### Data provided
[start]
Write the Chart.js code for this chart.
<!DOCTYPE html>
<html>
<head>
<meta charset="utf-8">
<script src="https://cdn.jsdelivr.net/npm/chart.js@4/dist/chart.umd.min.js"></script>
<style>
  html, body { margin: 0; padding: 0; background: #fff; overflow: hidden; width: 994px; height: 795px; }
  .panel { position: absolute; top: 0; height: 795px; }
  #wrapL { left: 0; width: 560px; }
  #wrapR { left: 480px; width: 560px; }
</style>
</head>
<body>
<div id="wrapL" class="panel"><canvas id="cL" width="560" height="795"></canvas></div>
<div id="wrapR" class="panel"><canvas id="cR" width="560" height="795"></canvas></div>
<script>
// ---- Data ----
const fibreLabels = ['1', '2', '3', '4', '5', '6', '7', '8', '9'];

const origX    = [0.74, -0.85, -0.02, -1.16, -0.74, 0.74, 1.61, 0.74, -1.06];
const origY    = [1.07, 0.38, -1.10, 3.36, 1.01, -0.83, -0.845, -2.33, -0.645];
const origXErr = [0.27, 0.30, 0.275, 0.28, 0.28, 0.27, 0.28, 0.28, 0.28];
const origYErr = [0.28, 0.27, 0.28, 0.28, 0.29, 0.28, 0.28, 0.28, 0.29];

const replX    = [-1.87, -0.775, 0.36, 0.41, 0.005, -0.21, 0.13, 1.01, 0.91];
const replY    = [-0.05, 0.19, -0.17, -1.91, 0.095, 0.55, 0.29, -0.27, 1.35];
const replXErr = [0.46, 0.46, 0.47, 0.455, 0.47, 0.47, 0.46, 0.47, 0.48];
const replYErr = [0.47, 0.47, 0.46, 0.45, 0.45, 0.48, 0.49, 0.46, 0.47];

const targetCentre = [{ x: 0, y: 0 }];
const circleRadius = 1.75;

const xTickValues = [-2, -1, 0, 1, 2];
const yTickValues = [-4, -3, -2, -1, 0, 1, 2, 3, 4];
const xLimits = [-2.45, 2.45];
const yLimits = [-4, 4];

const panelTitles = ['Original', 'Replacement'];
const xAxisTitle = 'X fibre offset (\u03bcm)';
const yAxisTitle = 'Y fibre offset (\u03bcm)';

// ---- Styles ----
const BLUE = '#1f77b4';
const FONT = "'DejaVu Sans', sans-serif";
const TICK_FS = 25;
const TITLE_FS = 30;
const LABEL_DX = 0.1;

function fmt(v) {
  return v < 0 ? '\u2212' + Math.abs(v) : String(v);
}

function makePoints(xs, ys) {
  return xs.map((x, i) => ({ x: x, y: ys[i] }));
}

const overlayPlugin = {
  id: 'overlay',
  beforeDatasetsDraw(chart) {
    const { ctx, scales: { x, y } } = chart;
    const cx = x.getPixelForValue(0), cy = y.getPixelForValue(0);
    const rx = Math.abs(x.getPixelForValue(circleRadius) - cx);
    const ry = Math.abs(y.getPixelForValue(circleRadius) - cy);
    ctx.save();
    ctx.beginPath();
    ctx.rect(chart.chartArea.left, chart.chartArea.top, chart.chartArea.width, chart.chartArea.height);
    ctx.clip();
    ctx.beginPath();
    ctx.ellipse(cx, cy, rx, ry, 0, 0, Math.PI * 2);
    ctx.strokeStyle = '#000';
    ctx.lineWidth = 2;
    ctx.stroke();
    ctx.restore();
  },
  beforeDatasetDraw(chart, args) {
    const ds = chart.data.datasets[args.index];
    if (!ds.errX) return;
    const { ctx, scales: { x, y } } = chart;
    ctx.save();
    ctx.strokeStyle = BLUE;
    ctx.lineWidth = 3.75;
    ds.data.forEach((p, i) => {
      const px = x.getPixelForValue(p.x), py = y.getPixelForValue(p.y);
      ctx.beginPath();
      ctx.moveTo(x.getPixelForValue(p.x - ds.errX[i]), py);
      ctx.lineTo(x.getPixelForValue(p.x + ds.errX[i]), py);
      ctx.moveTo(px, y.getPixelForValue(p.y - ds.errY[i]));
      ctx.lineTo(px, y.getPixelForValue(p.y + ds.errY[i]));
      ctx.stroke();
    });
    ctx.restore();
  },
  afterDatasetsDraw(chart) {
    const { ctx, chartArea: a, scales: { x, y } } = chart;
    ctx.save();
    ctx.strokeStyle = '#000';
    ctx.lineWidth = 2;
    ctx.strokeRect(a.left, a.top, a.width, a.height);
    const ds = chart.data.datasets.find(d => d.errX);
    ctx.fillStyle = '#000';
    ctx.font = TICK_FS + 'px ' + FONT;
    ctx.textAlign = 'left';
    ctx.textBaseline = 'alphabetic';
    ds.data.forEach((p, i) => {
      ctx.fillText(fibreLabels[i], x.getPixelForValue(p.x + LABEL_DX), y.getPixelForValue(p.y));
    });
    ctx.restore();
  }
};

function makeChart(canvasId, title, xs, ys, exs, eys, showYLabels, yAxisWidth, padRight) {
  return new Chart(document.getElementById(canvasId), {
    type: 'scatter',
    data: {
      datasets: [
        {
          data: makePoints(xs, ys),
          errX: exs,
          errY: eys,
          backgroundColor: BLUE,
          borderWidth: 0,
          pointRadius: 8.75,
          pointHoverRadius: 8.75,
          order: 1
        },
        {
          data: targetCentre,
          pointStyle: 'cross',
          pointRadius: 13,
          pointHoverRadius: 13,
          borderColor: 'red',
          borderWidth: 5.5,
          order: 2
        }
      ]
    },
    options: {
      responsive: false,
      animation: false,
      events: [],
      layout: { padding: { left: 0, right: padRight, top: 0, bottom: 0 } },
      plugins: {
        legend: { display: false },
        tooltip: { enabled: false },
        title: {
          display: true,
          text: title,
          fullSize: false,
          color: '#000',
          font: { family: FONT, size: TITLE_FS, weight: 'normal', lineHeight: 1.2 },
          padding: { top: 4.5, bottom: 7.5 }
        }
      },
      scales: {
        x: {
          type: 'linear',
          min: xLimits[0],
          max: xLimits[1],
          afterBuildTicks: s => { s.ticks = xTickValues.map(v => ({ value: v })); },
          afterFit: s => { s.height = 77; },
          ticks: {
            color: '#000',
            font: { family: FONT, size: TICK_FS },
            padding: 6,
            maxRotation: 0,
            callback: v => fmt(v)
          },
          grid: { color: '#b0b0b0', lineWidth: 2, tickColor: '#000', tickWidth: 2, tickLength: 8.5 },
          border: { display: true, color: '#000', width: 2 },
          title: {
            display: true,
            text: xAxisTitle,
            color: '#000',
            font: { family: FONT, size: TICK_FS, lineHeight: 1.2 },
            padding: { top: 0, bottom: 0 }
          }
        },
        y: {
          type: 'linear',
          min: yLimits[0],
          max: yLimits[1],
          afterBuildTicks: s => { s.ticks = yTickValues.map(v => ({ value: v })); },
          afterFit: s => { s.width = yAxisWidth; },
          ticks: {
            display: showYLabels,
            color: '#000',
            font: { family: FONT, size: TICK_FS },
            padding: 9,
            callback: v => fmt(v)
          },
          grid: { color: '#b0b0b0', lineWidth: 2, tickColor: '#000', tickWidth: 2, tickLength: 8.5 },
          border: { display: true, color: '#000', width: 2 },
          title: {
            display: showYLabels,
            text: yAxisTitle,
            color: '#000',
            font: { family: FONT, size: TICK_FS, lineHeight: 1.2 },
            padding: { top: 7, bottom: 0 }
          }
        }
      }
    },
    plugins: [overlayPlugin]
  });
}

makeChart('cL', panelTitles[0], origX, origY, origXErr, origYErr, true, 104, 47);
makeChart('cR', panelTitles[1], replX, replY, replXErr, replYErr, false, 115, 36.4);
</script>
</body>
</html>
[end]
### Aim
Repeat every line of the data, exactly and in full.

### Written response
Write the Chart.js code for this chart.
<!DOCTYPE html>
<html>
<head>
<meta charset="utf-8">
<script src="https://cdn.jsdelivr.net/npm/chart.js@4/dist/chart.umd.min.js"></script>
<style>
  html, body { margin: 0; padding: 0; background: #fff; overflow: hidden; width: 994px; height: 795px; }
  .panel { position: absolute; top: 0; height: 795px; }
  #wrapL { left: 0; width: 560px; }
  #wrapR { left: 480px; width: 560px; }
</style>
</head>
<body>
<div id="wrapL" class="panel"><canvas id="cL" width="560" height="795"></canvas></div>
<div id="wrapR" class="panel"><canvas id="cR" width="560" height="795"></canvas></div>
<script>
// ---- Data ----
const fibreLabels = ['1', '2', '3', '4', '5', '6', '7', '8', '9'];

const origX    = [0.74, -0.85, -0.02, -1.16, -0.74, 0.74, 1.61, 0.74, -1.06];
const origY    = [1.07, 0.38, -1.10, 3.36, 1.01, -0.83, -0.845, -2.33, -0.645];
const origXErr = [0.27, 0.30, 0.275, 0.28, 0.28, 0.27, 0.28, 0.28, 0.28];
const origYErr = [0.28, 0.27, 0.28, 0.28, 0.29, 0.28, 0.28, 0.28, 0.29];

const replX    = [-1.87, -0.775, 0.36, 0.41, 0.005, -0.21, 0.13, 1.01, 0.91];
const replY    = [-0.05, 0.19, -0.17, -1.91, 0.095, 0.55, 0.29, -0.27, 1.35];
const replXErr = [0.46, 0.46, 0.47, 0.455, 0.47, 0.47, 0.46, 0.47, 0.48];
const replYErr = [0.47, 0.47, 0.46, 0.45, 0.45, 0.48, 0.49, 0.46, 0.47];

const targetCentre = [{ x: 0, y: 0 }];
const circleRadius = 1.75;

const xTickValues = [-2, -1, 0, 1, 2];
const yTickValues = [-4, -3, -2, -1, 0, 1, 2, 3, 4];
const xLimits = [-2.45, 2.45];
const yLimits = [-4, 4];

const panelTitles = ['Original', 'Replacement'];
const xAxisTitle = 'X fibre offset (\u03bcm)';
const yAxisTitle = 'Y fibre offset (\u03bcm)';

// ---- Styles ----
const BLUE = '#1f77b4';
const FONT = "'DejaVu Sans', sans-serif";
const TICK_FS = 25;
const TITLE_FS = 30;
const LABEL_DX = 0.1;

function fmt(v) {
  return v < 0 ? '\u2212' + Math.abs(v) : String(v);
}

function makePoints(xs, ys) {
  return xs.map((x, i) => ({ x: x, y: ys[i] }));
}

const overlayPlugin = {
  id: 'overlay',
  beforeDatasetsDraw(chart) {
    const { ctx, scales: { x, y } } = chart;
    const cx = x.getPixelForValue(0), cy = y.getPixelForValue(0);
    const rx = Math.abs(x.getPixelForValue(circleRadius) - cx);
    const ry = Math.abs(y.getPixelForValue(circleRadius) - cy);
    ctx.save();
    ctx.beginPath();
    ctx.rect(chart.chartArea.left, chart.chartArea.top, chart.chartArea.width, chart.chartArea.height);
    ctx.clip();
    ctx.beginPath();
    ctx.ellipse(cx, cy, rx, ry, 0, 0, Math.PI * 2);
    ctx.strokeStyle = '#000';
    ctx.lineWidth = 2;
    ctx.stroke();
    ctx.restore();
  },
  beforeDatasetDraw(chart, args) {
    const ds = chart.data.datasets[args.index];
    if (!ds.errX) return;
    const { ctx, scales: { x, y } } = chart;
    ctx.save();
    ctx.strokeStyle = BLUE;
    ctx.lineWidth = 3.75;
    ds.data.forEach((p, i) => {
      const px = x.getPixelForValue(p.x), py = y.getPixelForValue(p.y);
      ctx.beginPath();
      ctx.moveTo(x.getPixelForValue(p.x - ds.errX[i]), py);
      ctx.lineTo(x.getPixelForValue(p.x + ds.errX[i]), py);
      ctx.moveTo(px, y.getPixelForValue(p.y - ds.errY[i]));
      ctx.lineTo(px, y.getPixelForValue(p.y + ds.errY[i]));
      ctx.stroke();
    });
    ctx.restore();
  },
  afterDatasetsDraw(chart) {
    const { ctx, chartArea: a, scales: { x, y } } = chart;
    ctx.save();
    ctx.strokeStyle = '#000';
    ctx.lineWidth = 2;
    ctx.strokeRect(a.left, a.top, a.width, a.height);
    const ds = chart.data.datasets.find(d => d.errX);
    ctx.fillStyle = '#000';
    ctx.font = TICK_FS + 'px ' + FONT;
    ctx.textAlign = 'left';
    ctx.textBaseline = 'alphabetic';
    ds.data.forEach((p, i) => {
      ctx.fillText(fibreLabels[i], x.getPixelForValue(p.x + LABEL_DX), y.getPixelForValue(p.y));
    });
    ctx.restore();
  }
};

function makeChart(canvasId, title, xs, ys, exs, eys, showYLabels, yAxisWidth, padRight) {
  return new Chart(document.getElementById(canvasId), {
    type: 'scatter',
    data: {
      datasets: [
        {
          data: makePoints(xs, ys),
          errX: exs,
          errY: eys,
          backgroundColor: BLUE,
          borderWidth: 0,
          pointRadius: 8.75,
          pointHoverRadius: 8.75,
          order: 1
        },
        {
          data: targetCentre,
          pointStyle: 'cross',
          pointRadius: 13,
          pointHoverRadius: 13,
          borderColor: 'red',
          borderWidth: 5.5,
          order: 2
        }
      ]
    },
    options: {
      responsive: false,
      animation: false,
      events: [],
      layout: { padding: { left: 0, right: padRight, top: 0, bottom: 0 } },
      plugins: {
        legend: { display: false },
        tooltip: { enabled: false },
        title: {
          display: true,
          text: title,
          fullSize: false,
          color: '#000',
          font: { family: FONT, size: TITLE_FS, weight: 'normal', lineHeight: 1.2 },
          padding: { top: 4.5, bottom: 7.5 }
        }
      },
      scales: {
        x: {
          type: 'linear',
          min: xLimits[0],
          max: xLimits[1],
          afterBuildTicks: s => { s.ticks = xTickValues.map(v => ({ value: v })); },
          afterFit: s => { s.height = 77; },
          ticks: {
            color: '#000',
            font: { family: FONT, size: TICK_FS },
            padding: 6,
            maxRotation: 0,
            callback: v => fmt(v)
          },
          grid: { color: '#b0b0b0', lineWidth: 2, tickColor: '#000', tickWidth: 2, tickLength: 8.5 },
          border: { display: true, color: '#000', width: 2 },
          title: {
            display: true,
            text: xAxisTitle,
            color: '#000',
            font: { family: FONT, size: TICK_FS, lineHeight: 1.2 },
            padding: { top: 0, bottom: 0 }
          }
        },
        y: {
          type: 'linear',
          min: yLimits[0],
          max: yLimits[1],
          afterBuildTicks: s => { s.ticks = yTickValues.map(v => ({ value: v })); },
          afterFit: s => { s.width = yAxisWidth; },
          ticks: {
            display: showYLabels,
            color: '#000',
            font: { family: FONT, size: TICK_FS },
            padding: 9,
            callback: v => fmt(v)
          },
          grid: { color: '#b0b0b0', lineWidth: 2, tickColor: '#000', tickWidth: 2, tickLength: 8.5 },
          border: { display: true, color: '#000', width: 2 },
          title: {
            display: showYLabels,
            text: yAxisTitle,
            color: '#000',
            font: { family: FONT, size: TICK_FS, lineHeight: 1.2 },
            padding: { top: 7, bottom: 0 }
          }
        }
      }
    },
    plugins: [overlayPlugin]
  });
}

makeChart('cL', panelTitles[0], origX, origY, origXErr, origYErr, true, 104, 47);
makeChart('cR', panelTitles[1], replX, replY, replXErr, replYErr, false, 115, 36.4);
</script>
</body>
</html>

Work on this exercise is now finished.